É muito comum que histórias de sucesso estejam associadas não apenas às virtudes do indivíduo, mas também à sorte. O diretor de O Galante Mr. Deeds, Frank Capra (1897-1991), não escapa à essa fórmula. Nascido no sul da Itália, numa família em que todos eram analfabetos, e cujo pai plantava laranja e limão para sustentá-la até se mudarem para os Estados Unidos, bastaram apenas 12 anos desde que lançou seu primeiro longa, até que Capra, naturalizado americano em 1920, ganhasse o seu primeiro Oscar (somente como melhor diretor foram três ao longo da carreira). A sua genialidade, no entanto, poderia nunca ter ido parar nas telas do cinema. Formado em Engenharia Química em 1918, no Troop Polytechnic Institute, ele não conseguia emprego em virtude da guerra e, até lançar seu primeiro filme, sobrevivia vendendo livros, fotos e outras quinquilharias.

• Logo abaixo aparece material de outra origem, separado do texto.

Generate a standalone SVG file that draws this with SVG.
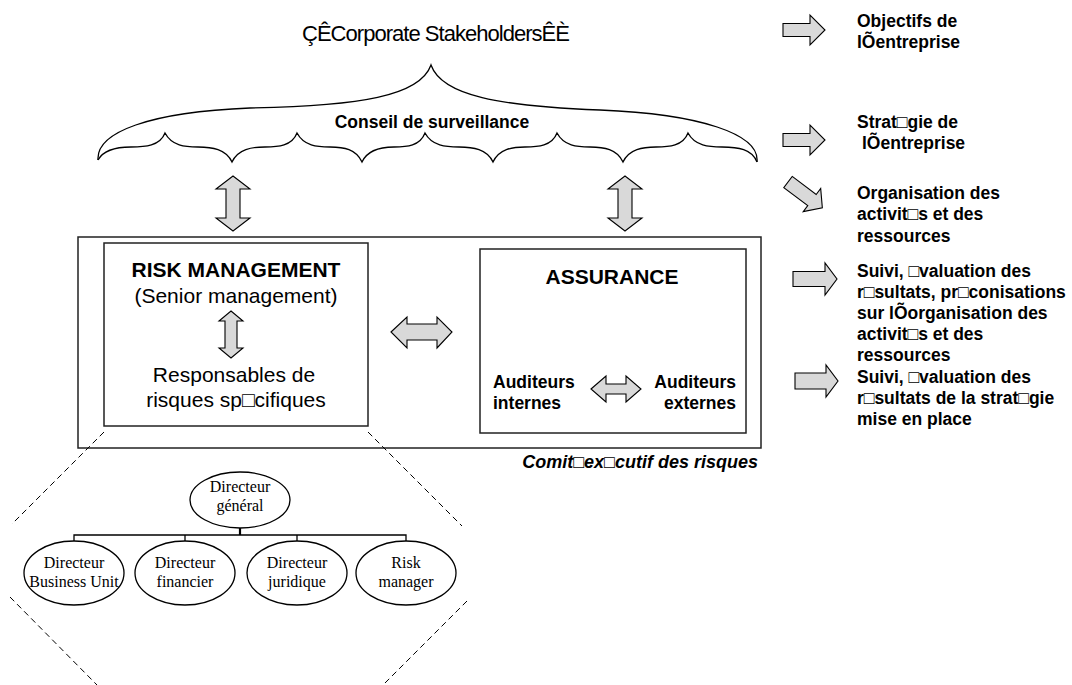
<svg xmlns="http://www.w3.org/2000/svg" width="1072" height="685" viewBox="0 0 1072 685">
<style>
.sans{font-family:"Liberation Sans",Arial,sans-serif;fill:#000}
.b{font-weight:bold}
.serif{font-family:"Liberation Serif","Times New Roman",serif;font-size:16px;fill:#000}
.arr{fill:#d9d9d9;stroke:#000;stroke-width:1.1;stroke-linejoin:miter}
.box{fill:#fff;stroke:#222;stroke-width:1.5}
.line{fill:none;stroke:#000;stroke-width:1.3}
.dash{fill:none;stroke:#000;stroke-width:1;stroke-dasharray:6 4}
.ell{fill:#fff;stroke:#000;stroke-width:1.3}
.rt{font-size:17.5px;font-weight:bold}
</style>
<rect width="1072" height="685" fill="#fff"/>

<g id="stakeholders">
<text class="sans" x="302" y="41" font-size="22" textLength="268" lengthAdjust="spacing">ÇÊCorporate StakeholdersÊÈ</text>
</g>

<g id="conseil">
<path class="line" d="M98,160 C96,132 150,112 250,108 C360,106 420,96 431,65 C442,96 500,106 600,110 C700,114 760,134 757,162"/>
<path class="line" d="M98,160 C104,149 118,147 131,147 C145,147 160,146 165,133 C172,146 185,147 198,147 C212,147 226,149 232,162 C238,149 252,147 265,147 C278,147 292,146 297,133 C304,146 317,147 330,147 C344,147 356,149 362,162 C368,149 382,147 394,147 C407,147 420,146 425,133 C432,146 446,147 459,147 C473,147 487,149 493,162 C499,149 512,147 525,147 C538,147 552,146 557,133 C564,146 577,147 590,147 C604,147 617,149 623,162 C629,149 643,147 656,147 C669,147 683,146 688,133 C695,146 709,147 722,147 C738,147 752,149 757,162"/>
<text class="sans b" x="432" y="128" font-size="17.5" text-anchor="middle">Conseil de surveillance</text>
</g>

<g id="comite">
<rect class="box" x="78" y="237" width="683" height="211"/>
<text class="sans b" x="758" y="468" font-size="18" font-style="italic" text-anchor="end">Comit□ex□cutif des risques</text>
</g>

<g id="risk-management">
<rect class="box" x="104" y="243" width="264" height="183"/>
<text class="sans b" x="236" y="277" font-size="21" text-anchor="middle">RISK MANAGEMENT</text>
<text class="sans" x="236" y="303" font-size="21" text-anchor="middle">(Senior management)</text>
<text class="sans" x="234" y="382" font-size="21" text-anchor="middle">Responsables de</text>
<text class="sans" x="236" y="407" font-size="21" text-anchor="middle">risques sp□cifiques</text>
</g>

<g id="assurance">
<rect class="box" x="480" y="249" width="266" height="184"/>
<text class="sans b" x="612" y="284" font-size="21" text-anchor="middle">ASSURANCE</text>
<text class="sans b" x="493" y="388" font-size="17.5">Auditeurs</text>
<text class="sans b" x="493" y="409" font-size="17.5">internes</text>
<text class="sans b" x="736" y="388" font-size="17.5" text-anchor="end">Auditeurs</text>
<text class="sans b" x="736" y="409" font-size="17.5" text-anchor="end">externes</text>
</g>

<g id="org-chart">
<g id="dg"><ellipse class="ell" cx="240" cy="500" rx="50" ry="28"/>
<text class="serif" x="240" y="492" text-anchor="middle">Directeur</text>
<text class="serif" x="240" y="511" text-anchor="middle">général</text></g>
<g id="dbu"><ellipse class="ell" cx="74" cy="573" rx="50" ry="32"/>
<text class="serif" x="74" y="568" text-anchor="middle">Directeur</text>
<text class="serif" x="74" y="587" text-anchor="middle">Business Unit</text></g>
<g id="dfin"><ellipse class="ell" cx="185" cy="573" rx="50" ry="32"/>
<text class="serif" x="185" y="568" text-anchor="middle">Directeur</text>
<text class="serif" x="185" y="587" text-anchor="middle">financier</text></g>
<g id="djur"><ellipse class="ell" cx="297" cy="573" rx="50" ry="32"/>
<text class="serif" x="297" y="568" text-anchor="middle">Directeur</text>
<text class="serif" x="297" y="587" text-anchor="middle">juridique</text></g>
<g id="rm"><ellipse class="ell" cx="406" cy="573" rx="50" ry="32"/>
<text class="serif" x="406" y="568" text-anchor="middle">Risk</text>
<text class="serif" x="406" y="587" text-anchor="middle">manager</text></g>
</g>

<g id="obj1"><text class="sans rt" x="857" y="27">Objectifs de</text><text class="sans rt" x="857" y="48">lÕentreprise</text></g>
<g id="obj2"><text class="sans rt" x="857" y="128">Strat□gie de</text><text class="sans rt" x="862" y="149">lÕentreprise</text></g>
<g id="obj3"><text class="sans rt" x="857" y="199">Organisation des</text><text class="sans rt" x="857" y="220">activit□s et des</text><text class="sans rt" x="857" y="242">ressources</text></g>
<g id="obj4"><text class="sans rt" x="857" y="277">Suivi, □valuation des</text><text class="sans rt" x="857" y="298">r□sultats, pr□conisations</text><text class="sans rt" x="857" y="319">sur lÕorganisation des</text><text class="sans rt" x="857" y="340">activit□s et des</text><text class="sans rt" x="857" y="361">ressources</text></g>
<g id="obj5"><text class="sans rt" x="857" y="383">Suivi, □valuation des</text><text class="sans rt" x="857" y="404">r□sultats de la strat□gie</text><text class="sans rt" x="857" y="425">mise en place</text></g>

<g id="connectors">
<polygon class="arr" points="233,176 250,189 240,189 240,218 250,218 233,231 216,218 226,218 226,189 216,189"/>
<polygon class="arr" points="625,176 642,189 632,189 632,218 642,218 625,231 608,218 618,218 618,189 608,189"/>
<polygon class="arr" points="231,311 243,321 237,321 237,348 243,348 231,358 219,348 225,348 225,321 219,321"/>
<polygon class="arr" points="391,332 407,317 407,324 437,324 437,317 452,332 437,348 437,340 407,340 407,348"/>
<polygon class="arr" points="591,389 606,376 606,384 626,384 626,376 641,389 626,402 626,394 606,394 606,402"/>
<polygon class="arr" points="783,23.5 810,23.5 810,15 825,30 810,45 810,36.5 783,36.5"/>
<polygon class="arr" points="783,133.5 810,133.5 810,125 825,140 810,155 810,146.5 783,146.5"/>
<polygon class="arr" transform="translate(788,182) rotate(37)" points="0,-7 30,-7 30,-14.5 43,0 30,14.5 30,7 0,7"/>
<polygon class="arr" points="793,271.5 825,271.5 825,263 837,279 825,295 825,286.5 793,286.5"/>
<polygon class="arr" points="795,373 826,373 826,365 838,381 826,397 826,389 795,389"/>
<path class="line" d="M74,541 V535 H406 V541 M185,535 V541 M297,535 V541"/>
<path d="M240,528 V535" stroke="#000" stroke-width="2.2"/>
<path class="dash" d="M104,432 L12,524 M10,597 L97,685 M368,432 L462,526 M467,601 L383,685"/>
</g>
</svg>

Falando em sorte, o protagonista de O Galante Mr. Deeds, longa lançado em 1936, tirou uma grande. Herdeiro de uma fortuna de 20 milhões de dólares do seu tio, do qual mal guardava recordações, Longfellow Deeds (Gary Cooper) é alçado a uma realidade completamente distinta da sua, vivida na pequena cidade de Mandrake Falls, onde a ética do dinheiro e da cobiça ainda não classificou os indivíduos pelo valor da conta bancária. Ele deve ir imediatamente a Nova York, acompanhado de funcionários do falecido tio, para assumir o patrimônio.
Em Nova York, Deeds vive um choque de realidade. Ladeado por bajuladores sempre prontos a lhe tirar até o último centavo, ele desconfia das intenções de todos à sua volta, à exceção de Louise 'Babe' Bennett (Jean Arthur), uma astuta jornalista que, se passando por frágil mocinha do interior, arranca seguidos furos de reportagem acerca do novo milionário novaiorquino. Sem perceber as reais intenções de Bennett, Deeds acaba se apaixonando pela jornalista, que, por sua vez, notando inexistir qualquer traço de maldade no comportamento de Deeds, se vê envolvida pelo rapaz, comovendo-se diante do mal que causou a ele. O filme encontra no arrependimento e na superação os alicerces para o seu desfecho.
Capra foi um diretor criticado pela forte carga de patriotismo, sentimentalismo, moralismo, conformismo e por sua apologia ao amor eterno. Visto pelos olhos do público do século XXI, cada vez mais integrado entre si através de uma rede invisível que conecta toda a humanidade de uma forma impensada para aquela época, um público cada vez mais padronizado e subordinado às posses materiais, Longfellows Deeds será habitualmente incompreendido e, provavelmente, até irritante.
É impensável nos depararmos com sujeito tão idealizados e puros como o protagonista, mesmo para a época do filme. Os demais personagens, em sua maioria, ambiciosos e covardes, no entanto, são tão comuns e habituais à nossa realidade que não nos causa estranhamento. É esse contraste entre o indivíduo puro e bom e o indivíduo comum, ganancioso, que o torna tão intenso e sensível. Sua mensagem é fortemente positiva, ignorando uma série de variáveis que agem sobre a subjetividade humana e que fazem com que o indivíduo tome decisões primeiro pensando em si e depois nos demais.